Je ne sais pas ce qui viendra. Il y aura d’autres semaines, il y a aura d’autres mois. Il y aura des concerts, des anniversaires, des fêtes. Des gens tomberont malade, d’autres guériront. Les tragédies individuelles se mêleront à la grande histoire de ce vendredi là. Je sais que je ne suis plus la même, je sais que nous avons tous changé. Nous sommes irradiés de peine, de l’épicentre aux frontières du monde, le nuage ne s’arrête pas aux frontières, rien n’est pareil. Il aura fallu que ca se passe près de chez moi, presque sous mon nez. Il aura fallu le sable et le sang sous nos chaussures pour que nous prenions conscience de l’horreur du monde. Le Nigeria était bien loin, la Syrie presque fantasmée, ça n’arriverait pas chez nous, jamais. Il faudrait que nos nombrils explosent et nous relient par le sang au cœur du monde. Qu’on comprenne enfin, ou qu’on ressente, au moins. Nos corps nouveaux peuvent apprendre à aimer plus loin que nos quartiers.
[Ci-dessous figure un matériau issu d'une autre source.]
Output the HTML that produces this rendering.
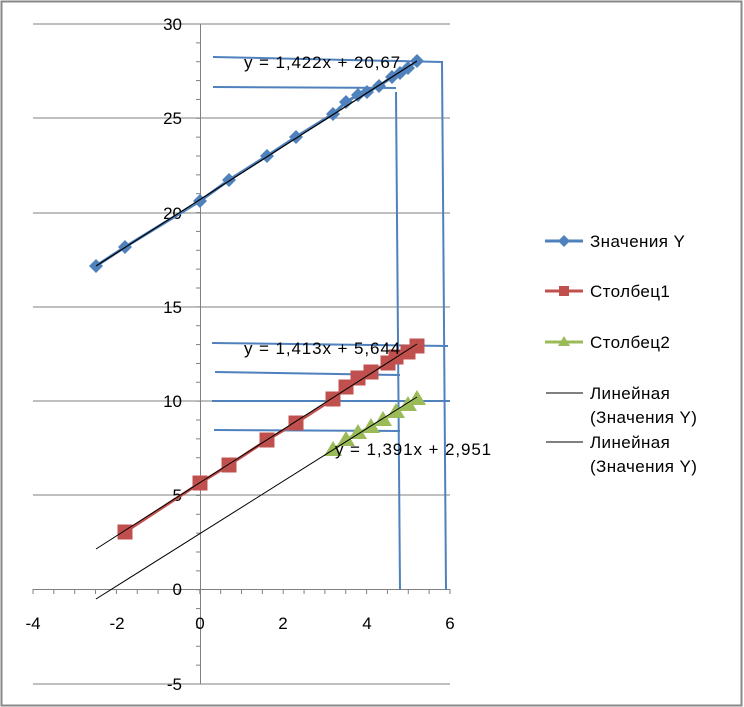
<!DOCTYPE html>
<html><head><meta charset="utf-8"><style>
html,body{margin:0;padding:0;background:#fff}
svg{display:block;font-family:"Liberation Sans",sans-serif}
</style></head><body>
<svg width="744" height="707" viewBox="0 0 744 707" xmlns="http://www.w3.org/2000/svg">
<rect x="1.5" y="1.5" width="740" height="704" fill="#fff" stroke="#888" stroke-width="2"/>
<g stroke="#808080" stroke-width="1">
<line x1="33" y1="24" x2="450" y2="24"/>
<line x1="33" y1="118" x2="450" y2="118"/>
<line x1="33" y1="213" x2="450" y2="213"/>
<line x1="33" y1="307" x2="450" y2="307"/>
<line x1="33" y1="401" x2="450" y2="401"/>
<line x1="33" y1="495" x2="450" y2="495"/>
<line x1="33" y1="589.5" x2="450" y2="589.5"/>
<line x1="33" y1="684" x2="450" y2="684"/>
<line x1="200.5" y1="24" x2="200.5" y2="684"/>
</g>
<g stroke="#808080" stroke-width="1" id="ticks"></g>
<g font-size="17" fill="#000" text-anchor="end">
<text x="182" y="30">30</text><text x="182" y="124">25</text><text x="182" y="219">20</text>
<text x="182" y="313">15</text><text x="182" y="407">10</text><text x="182" y="501">5</text>
<text x="182" y="595">0</text><text x="182" y="690">-5</text>
</g>
<g font-size="17" fill="#000" text-anchor="middle">
<text x="33" y="629">-4</text><text x="117" y="629">-2</text><text x="200" y="629">0</text>
<text x="283" y="629">2</text><text x="367" y="629">4</text><text x="450" y="629">6</text>
</g>
<g stroke="#4f81bd" stroke-width="2" fill="none">
<polyline points="213,57 442,62 446,590"/>
<polyline points="213,87 396,88"/>
<polyline points="396,92 400,590"/>
<polyline points="212,343 448,346"/>
<polyline points="215,372 400,375"/>
<polyline points="212,401 450,401"/>
<polyline points="214,430 400,431"/>
</g>
<polyline fill="none" stroke="#4f81bd" stroke-width="3" points="96,266 125,247 200,201 229,180 267,156 296,137 333,114 346,102 358,95 367,92 379,86 392,77 400,73 408,68 417,61"/>
<g fill="#4f81bd" id="bp"></g>
<line x1="96" y1="266" x2="417" y2="61" stroke="#000" stroke-width="1.2"/>
<polyline fill="none" stroke="#c0504d" stroke-width="3" points="125,532 200,483 229,465 267,440 296,423 333,399 346,387 358,378 371,372 388,363 396,357 408,352 417,346"/>
<g fill="#c0504d" id="rp"></g>
<line x1="96" y1="549" x2="417" y2="344" stroke="#000" stroke-width="1"/>
<polyline fill="none" stroke="#9bbb59" stroke-width="3" points="333,450 346,440 358,433 371,427 383,420 396,412 408,405 417,399"/>
<g fill="#9bbb59" id="gp"></g>
<line x1="96" y1="599" x2="417" y2="397" stroke="#000" stroke-width="1"/>
<g font-size="17" fill="#000" letter-spacing="0.9">
<text x="244" y="68">y = 1,422x + 20,67</text>
<text x="244" y="354">y = 1,413x + 5,644</text>
<text x="335" y="455">y = 1,391x + 2,951</text>
</g>
<line x1="545" y1="241" x2="583" y2="241" stroke="#4f81bd" stroke-width="3"/>
<polygon points="564,235 570,241 564,247 558,241" fill="#4f81bd"/>
<line x1="545" y1="291" x2="583" y2="291" stroke="#c0504d" stroke-width="3"/>
<rect x="559" y="286" width="10" height="10" fill="#c0504d"/>
<line x1="545" y1="342" x2="583" y2="342" stroke="#9bbb59" stroke-width="3"/>
<polygon points="564,336 570,346 558,346" fill="#9bbb59"/>
<line x1="546" y1="393" x2="583" y2="393" stroke="#000" stroke-width="1"/>
<line x1="546" y1="442" x2="583" y2="442" stroke="#000" stroke-width="1"/>
<g font-size="17" fill="#000" letter-spacing="0.4">
<text x="590" y="247">Значения Y</text>
<text x="590" y="297">Столбец1</text>
<text x="590" y="348">Столбец2</text>
<text x="590" y="399">Линейная</text>
<text x="590" y="423">(Значения Y)</text>
<text x="590" y="448">Линейная</text>
<text x="590" y="472">(Значения Y)</text>
</g>
<script>
var ns="http://www.w3.org/2000/svg";
function el(p,t,a){var e=document.createElementNS(ns,t);for(var k in a)e.setAttribute(k,a[k]);p.appendChild(e);}
var tk=document.getElementById("ticks");
for(var i=0;i<=40;i++){var y=24+i*(660/35);if(y>684.5)break;el(tk,"line",{x1:196,y1:y,x2:201,y2:y});}
for(var i=0;i<=20;i++){var x=33+i*(417/20);el(tk,"line",{x1:x,y1:589,x2:x,y2:594});}
var bp=[[96,266],[125,247],[200,201],[229,180],[267,156],[296,137],[333,114],[346,102],[358,95],[367,92],[379,86],[392,77],[400,73],[408,68],[417,61]];
bp.forEach(function(p){el(document.getElementById("bp"),"polygon",{points:(p[0])+","+(p[1]-7)+" "+(p[0]+7)+","+p[1]+" "+p[0]+","+(p[1]+7)+" "+(p[0]-7)+","+p[1]});});
var rp=[[125,532],[200,483],[229,465],[267,440],[296,423],[333,399],[346,387],[358,378],[371,372],[388,363],[396,357],[408,352],[417,346]];
rp.forEach(function(p){el(document.getElementById("rp"),"rect",{x:p[0]-7.5,y:p[1]-7.5,width:15,height:15});});
var gp=[[333,450],[346,440],[358,433],[371,427],[383,420],[396,412],[408,405],[417,399]];
gp.forEach(function(p){el(document.getElementById("gp"),"polygon",{points:p[0]+","+(p[1]-9)+" "+(p[0]+9)+","+(p[1]+6)+" "+(p[0]-9)+","+(p[1]+6)});});
</script>
</svg>
</body></html>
Je ne voudrais pas perdre ma bienveillance, je voudrais la multiplier. Je voudrais apprendre, je voudrais tout lire, je voudrais voir, je voudrais entendre, profiter d’être vivante pour fluidifier les ondes, apporter du bon, aller vers la beauté. Je voudrais que vendredi soit loin, qu’il soit un mauvais rêve, qu’il soit possible de tout recommencer, depuis des centaines d’années, pour ne pas le laisser arriver.  Je ne peux rien changer. Juste moi.